Extender (set theory)

In set theory, an extender is a system of ultrafilters which represents an elementary embedding witnessing large cardinal properties. A nonprincipal ultrafilter is the most basic case of an extender.

A (κ, λ)-extender can be defined as an elementary embedding of some model ${\displaystyle M}$ of ZFC⁻ (ZFC minus the power set axiom) having critical point κ ε M, and which maps κ to an ordinal at least equal to λ. It can also be defined as a collection of ultrafilters, one for each ${\displaystyle n}$-tuple drawn from λ.

Formal definition of an extender

Let κ and λ be cardinals with κ≤λ. Then, a set ${\displaystyle E=\{E_{a}|a\in [\lambda ]^{<\omega }\}}$  is called a (κ,λ)-extender if the following properties are satisfied:

1. each ${\displaystyle E_{a}}$  is a κ-complete nonprincipal ultrafilter on [κ]^<ω and furthermore
   1. at least one ${\displaystyle E_{a}}$  is not κ⁺-complete,
   2. for each ${\displaystyle \alpha \in \kappa ,}$  at least one ${\displaystyle E_{a}}$  contains the set ${\displaystyle \{s\in [\kappa ]^{|a|}:\alpha \in s\}.}$ 
2. (Coherence) The ${\displaystyle E_{a}}$  are coherent (so that the ultrapowers Ult(V,E_a) form a directed system).
3. (Normality) If ${\displaystyle f}$  is such that ${\displaystyle \{s\in [\kappa ]^{|a|}:f(s)\in \max s\}\in E_{a},}$  then for some ${\displaystyle b\supseteq a,\ \{t\in \kappa ^{|b|}:(f\circ \pi _{ba})(t)\in t\}\in E_{b}.}$ 
4. (Wellfoundedness) The limit ultrapower Ult(V,E) is wellfounded (where Ult(V,E) is the direct limit of the ultrapowers Ult(V,E_a)).

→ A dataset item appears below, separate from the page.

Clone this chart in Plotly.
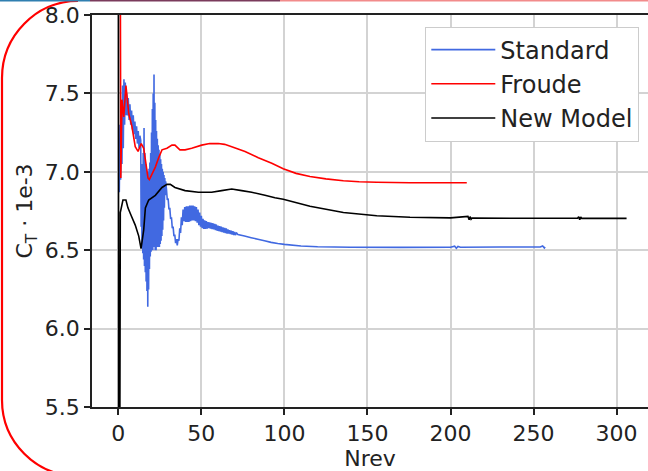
import plotly.graph_objects as go

# ---------------- data ----------------
std_x = [0.6, 1.0, 1.4, 1.8, 2.2, 2.6, 3.0, 3.4, 3.8, 4.2, 4.6, 5.0, 5.5, 6.0, 6.5, 7.0, 7.5, 8.0, 8.5, 9.0,
         9.5, 10.0, 10.5, 11.0, 11.5, 12.0, 12.5, 13.0,
         13.5, 13.75, 14.0, 14.25, 14.5, 14.75, 15.0, 15.25, 15.5, 15.75, 16.0, 16.25, 16.5, 16.75, 17.0,
         17.25, 17.5, 17.75, 18.0, 18.25, 18.5, 18.75, 19.0, 19.25, 19.5, 19.75, 20.0, 20.25, 20.5, 20.75,
         21.0, 21.25, 21.5, 21.75, 22.0, 22.25, 22.5, 22.75, 23.0, 23.25, 23.5, 23.75, 24.0, 24.25, 24.5,
         24.75, 25.0, 25.25, 25.5, 25.75, 26.0, 26.25, 26.5, 26.75, 27.0, 27.25, 27.5, 27.75, 28.0, 28.25,
         28.5,
         29.0, 29.5, 30.0, 30.5, 31.0, 31.5, 32.0, 32.5, 33.0, 33.5, 34.0, 34.5, 35.0, 35.5, 36.0, 36.5,
         37.0, 37.5, 38.0, 38.5,
         39.0, 39.5, 40.0, 40.5, 41.0, 41.5, 42.0, 42.5, 43.0, 43.5, 44.0, 44.5, 45.0, 45.5, 46.0, 46.5,
         47.0, 47.5, 48.0, 48.5, 49.0, 49.5, 50.0, 50.5, 51.0, 51.5, 52.0, 52.5, 53.0, 53.5,
         54.0, 54.5, 55.0, 55.5, 56.0, 56.5, 57.0, 57.5, 58.0, 58.5, 59.0, 59.5, 60.0, 60.5, 61.0, 61.5,
         62.0, 62.5, 63.0, 63.5, 64.0, 64.5, 65.0, 65.5, 66.0, 66.5, 67.0, 67.5, 68.0, 68.5, 69.0, 69.5,
         70.0, 70.5, 71.0,
         72, 76, 80, 84, 88, 92, 96, 100, 110, 120, 140, 170, 200, 202.5, 203.5, 204.5, 206, 230, 254,
         255.5, 256.5, 257]
std_y = [6.87, 7.30, 6.95, 7.45, 7.05, 7.55, 7.15, 7.59, 7.30, 7.57, 7.36, 7.50, 7.36, 7.47, 7.33, 7.43, 7.30,
         7.39, 7.27, 7.36, 7.24, 7.32, 7.21, 7.29, 7.18, 7.26, 7.15, 7.23,
         7.20, 6.65, 7.00, 6.52, 7.05, 6.48, 7.12, 6.44, 7.28, 6.40, 7.12, 6.36, 7.05, 6.30, 7.02, 6.24,
         7.00, 6.14, 7.00, 6.25, 7.02, 6.38, 7.06, 6.46, 7.12, 6.49, 7.25, 6.50, 7.40, 6.50, 7.50, 6.52,
         7.62, 6.52, 7.44, 6.50, 7.33, 6.50, 7.26, 6.52, 7.21, 6.52, 7.17, 6.52, 7.14, 6.52, 7.11, 6.54,
         7.08, 6.56, 7.05, 6.59, 7.02, 6.63, 7.00, 6.69, 6.98, 6.77, 6.96, 6.85, 6.94,
         6.89, 6.82, 6.83, 6.76, 6.77, 6.70, 6.71, 6.64, 6.65, 6.59, 6.60, 6.545, 6.57, 6.53, 6.57, 6.56,
         6.64, 6.61, 6.71, 6.66,
         6.76, 6.685, 6.775, 6.68, 6.78, 6.68, 6.78, 6.68, 6.785, 6.685, 6.785, 6.69, 6.785, 6.69, 6.78,
         6.685, 6.775, 6.675, 6.76, 6.66, 6.74, 6.65, 6.72, 6.64, 6.70, 6.635, 6.69, 6.635, 6.685, 6.638,
         6.68, 6.64, 6.678, 6.637, 6.675, 6.635, 6.672, 6.632, 6.668, 6.628, 6.664, 6.624, 6.657, 6.622,
         6.653, 6.619, 6.65, 6.615, 6.646, 6.612, 6.643, 6.609, 6.639, 6.606, 6.632, 6.606, 6.628, 6.603,
         6.625, 6.600, 6.621, 6.597, 6.617, 6.596, 6.612,
         6.60, 6.59, 6.58, 6.57, 6.56, 6.55, 6.543, 6.537, 6.527, 6.522, 6.519, 6.518, 6.519, 6.526, 6.512,
         6.524, 6.519, 6.52, 6.52, 6.527, 6.514, 6.52]

froude_x = [0.4, 1.5, 2.2, 3.3, 4.6, 6.3, 8.2, 10.2, 11.9, 13.0, 13.8, 15.3, 17.9, 18.7, 20.5, 22.3, 24.3,
            26.3, 29.3, 32.3, 34.1, 37.1, 40.2, 44.2, 50.2, 55.0, 60.2, 64.0, 68.3, 76.3, 84.3, 92.4, 99.3,
            107.0, 115.4, 125.0, 135.5, 145.0, 155.6, 175.6, 195.0, 209.8]
froude_y = [12.0, 6.96, 7.46, 7.35, 7.55, 7.37, 7.29, 7.16, 7.13, 7.16, 7.18, 7.15, 6.96, 6.95, 6.99, 7.03,
            7.09, 7.14, 7.15, 7.17, 7.17, 7.14, 7.14, 7.15, 7.17, 7.18, 7.18, 7.175, 7.16, 7.13, 7.09, 7.055,
            7.02, 6.99, 6.97, 6.955, 6.943, 6.937, 6.933, 6.93, 6.93, 6.93]

new_x = [0.0, 0.3, 1.2, 2.8, 4.6, 5.8, 7.8, 10.2, 12.3, 13.7, 15.3, 16.3, 18.3, 22.3, 26.3, 29.3, 31.3, 34.1,
         40.2, 48.2, 56.2, 62.2, 68.3, 74.3, 80.3, 88.3, 94.3, 99.3, 115.4, 135.5, 155.6, 175.6, 200.0,
         210.5, 211.2, 211.8, 212.4, 213.0, 240.0, 276.5, 277.2, 277.8, 278.4, 279.0, 306.0]
new_y = [12.0, 2.0, 6.74, 6.82, 6.82, 6.77, 6.72, 6.66, 6.59, 6.51, 6.63, 6.77, 6.82, 6.85, 6.90, 6.92, 6.92,
         6.90, 6.88, 6.87, 6.87, 6.88, 6.89, 6.88, 6.87, 6.85, 6.835, 6.825, 6.78, 6.74, 6.72, 6.71, 6.706,
         6.716, 6.694, 6.714, 6.698, 6.705, 6.704, 6.704, 6.714, 6.694, 6.712, 6.703, 6.703]

series_names = ["Standard", "Froude", "New Model"]
x_ticks = [0, 50, 100, 150, 200, 250, 300]
y_ticks = [5.5, 6.0, 6.5, 7.0, 7.5, 8.0]

# ---------------- figure ----------------
W, H = 648, 471
ML, MR, MT, MB = 92, 0, 15, 64
PW, PH = W - ML - MR, H - MT - MB


def P(px, py):
    return (px - ML) / PW, (H - MB - py) / PH


FONT = "DejaVu Sans"
fig = go.Figure()
for name, xs, ys, col in [(series_names[0], std_x, std_y, "#4169E1"),
                          (series_names[1], froude_x, froude_y, "#ff0000"),
                          (series_names[2], new_x, new_y, "#000000")]:
    fig.add_trace(go.Scatter(x=xs, y=ys, mode="lines", name=name,
                             line=dict(color=col, width=1.6, simplify=False)))

fig.update_xaxes(range=[-15.83, 318.9], tickvals=x_ticks, showgrid=True, gridcolor="#d3d3d3",
                 gridwidth=1.8, zeroline=False, showline=True, linecolor="#222", linewidth=1.8,
                 mirror=True, ticks="outside", ticklen=6, tickwidth=1.6, tickcolor="#222",
                 automargin=False,
                 tickfont=dict(family=FONT, size=22, color="#222"),
                 title=dict(text="Nrev", font=dict(family=FONT, size=22, color="#222"), standoff=3))
fig.update_yaxes(range=[5.5, 8.0], tickvals=y_ticks, tickformat=".1f", showgrid=True,
                 gridcolor="#d3d3d3", gridwidth=1.8, zeroline=False, showline=True, linecolor="#222",
                 linewidth=1.8, ticks="outside", ticklen=6, tickwidth=1.6, tickcolor="#222",
                 automargin=False,
                 tickfont=dict(family=FONT, size=22, color="#222"),
                 title=dict(text="C<sub>T</sub> · 1e-3", font=dict(family=FONT, size=22, color="#222"),
                            standoff=6))

# decorative frame pieces seen at the image edges
r = 76
k = 0.5523 * r
pts = [(78, 1), (78 - k, 1), (2, 78 - k), (2, 78), (2, 400), (2, 400 + k), (78 - k, 476), (78, 476)]
pp = [P(*p) for p in pts]
path = ("M{0[0]},{0[1]} C{1[0]},{1[1]} {2[0]},{2[1]} {3[0]},{3[1]} L{4[0]},{4[1]} "
        "C{5[0]},{5[1]} {6[0]},{6[1]} {7[0]},{7[1]}").format(*pp)
shapes = [dict(type="path", path=path, xref="paper", yref="paper",
               line=dict(color="#ff0000", width=2.2))]
for x0, x1, c in [(0, 90, "#2f7fb0"), (90, 280, "#7a3b5c"), (280, 648, "#f28b8b")]:
    a, yy = P(x0, 0.8)
    b, _ = P(x1, 0.8)
    shapes.append(dict(type="line", xref="paper", yref="paper", x0=a, x1=b, y0=yy, y1=yy,
                       line=dict(color=c, width=1.6)))

fig.update_layout(
    width=W, height=H, margin=dict(l=ML, r=MR, t=MT, b=MB, pad=0, autoexpand=False),
    paper_bgcolor="white", plot_bgcolor="white",
    font=dict(family=FONT, color="#222"),
    shapes=shapes,
    legend=dict(x=P(639.3, 0)[0], y=P(0, 26.5)[1], xanchor="right", yanchor="top",
                bgcolor="white", bordercolor="#cccccc", borderwidth=1,
                font=dict(family=FONT, size=24, color="#222"), itemwidth=64),
)

fig.write_html("out.html", config={"displayModeBar": False},
               post_script="document.body.style.margin='0px';"
                           "document.body.style.overflow='hidden';")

By coherence, one means that if ${\displaystyle a}$  and ${\displaystyle b}$  are finite subsets of λ such that ${\displaystyle b}$  is a superset of ${\displaystyle a,}$  then if ${\displaystyle X}$  is an element of the ultrafilter ${\displaystyle E_{b}}$  and one chooses the right way to project ${\displaystyle X}$  down to a set of sequences of length ${\displaystyle |a|,}$  then ${\displaystyle X}$  is an element of ${\displaystyle E_{a}.}$  More formally, for ${\displaystyle b=\{\alpha _{1},\dots ,\alpha _{n}\},}$  where ${\displaystyle \alpha _{1}<\dots <\alpha _{n}<\lambda ,}$  and ${\displaystyle a=\{\alpha _{i_{1}},\dots ,\alpha _{i_{m}}\},}$  where ${\displaystyle m\leq n}$  and for ${\displaystyle j\leq m}$  the ${\displaystyle i_{j}}$  are pairwise distinct and at most ${\displaystyle n,}$  we define the projection ${\displaystyle \pi _{ba}:\{\xi _{1},\dots ,\xi _{n}\}\mapsto \{\xi _{i_{1}},\dots ,\xi _{i_{m}}\}\ (\xi _{1}<\dots <\xi _{n}).}$ 

Then ${\displaystyle E_{a}}$  and ${\displaystyle E_{b}}$  cohere if

$${\displaystyle X\in E_{a}\iff \{s:\pi _{ba}(s)\in X\}\in E_{b}.}$$

 

Defining an extender from an elementary embedding

Given an elementary embedding ${\displaystyle j:V\to M,}$  which maps the set-theoretic universe ${\displaystyle V}$  into a transitive inner model ${\displaystyle M,}$  with critical point κ, and a cardinal λ, κ≤λ≤j(κ), one defines ${\displaystyle E=\{E_{a}|a\in [\lambda ]^{<\omega }\}}$  as follows:

$${\displaystyle {\text{for }}a\in [\lambda ]^{<\omega },X\subseteq [\kappa ]^{<\omega }:\quad X\in E_{a}\iff a\in j(X).}$$

 

One can then show that ${\displaystyle E}$  has all the properties stated above in the definition and therefore is a (κ,λ)-extender.

References

• Kanamori, Akihiro (2003). The Higher Infinite : Large Cardinals in Set Theory from Their Beginnings (2nd ed.). Springer. ISBN 3-540-00384-3.
• Jech, Thomas (2002). Set Theory (3rd ed.). Springer. ISBN 3-540-44085-2.